Now the measure of the crime is achieved and now just barely, because all the subsequent crimes of the king will be the consequences of the first, the fatal consequences of the fratricide. Now the King succumbs, in a manner as unexpected as his brother, killed by the blade that he himself poisoned. Hamlet’s premonition has become reality.

Let it work;
For 'tis the sport to have the engineer
Hoist with his own petard

And Horatio pronounces the same thing at the end of the drama:

“So shall you hear... of deaths put on by cunning and forced cause,
And, in this upshot, purposes mistook
Fall'n on the inventors' heads.”

x

To this disaster is also directly linked the destiny of the guilty Queen. But if Hamlet had the right to exercise vengeance on his Uncle, why is it not extended to his mother, who, obeying a criminal passion, betrayed her first Husband and unwittingly participated in the crimes of his brother?
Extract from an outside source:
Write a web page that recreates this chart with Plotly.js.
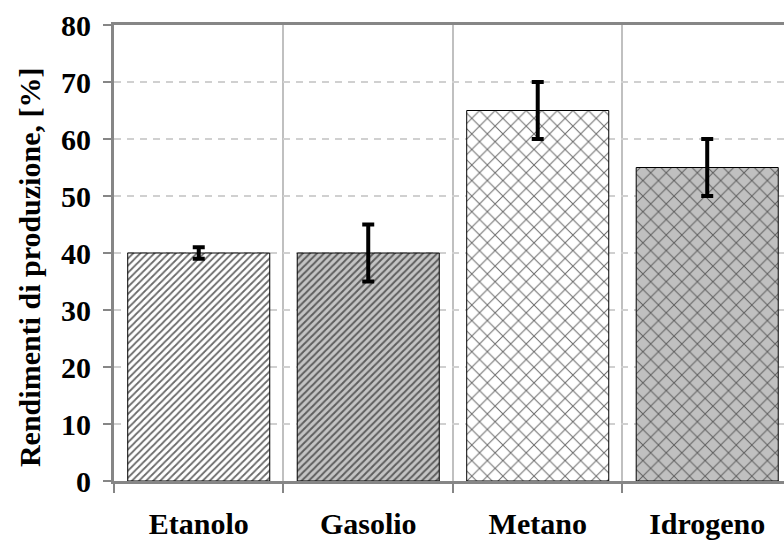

Because nothing can destroy its hypothesis (Voraussetzung), its root, without destroying itself; Self-destruction is thus a meaningless word (Ungedanke), because the Mother has carried her son in her heart and brought him into the world in sufferings, and because nothing can or should break the sanctity of those links.
The Ghost of the unfortunate and intransigent Father himself pronounces these words:

But, howsoever thou pursuest this act,
Taint not thy mind, nor let thy soul contrive
Against thy mother aught: leave her to heaven
And to those thorns that in her bosom lodge…

And when Hamlet, revealing to his Mother the picture of her crimes, loses his senses to the point of frenzy, then the Ghost reappears to his son a second in order to “...whet thy almost blunted purpose,” but at the same time to soothe him:

But, look, amazement on thy mother sits:
O, step between her and her fighting soul:
Conceit in weakest bodies strongest works:
Speak to her, Hamlet.

And Hamlet speaks to her, he rises with a full and burning indignation against her crime, but at the same time says to her as a loving son:

“I must be cruel only to be kind.”

With the death of the queen—apparently accidental—but which is in reality the fruit of the secret, and bloodthirsty designs of the king, the crime falls back on his head.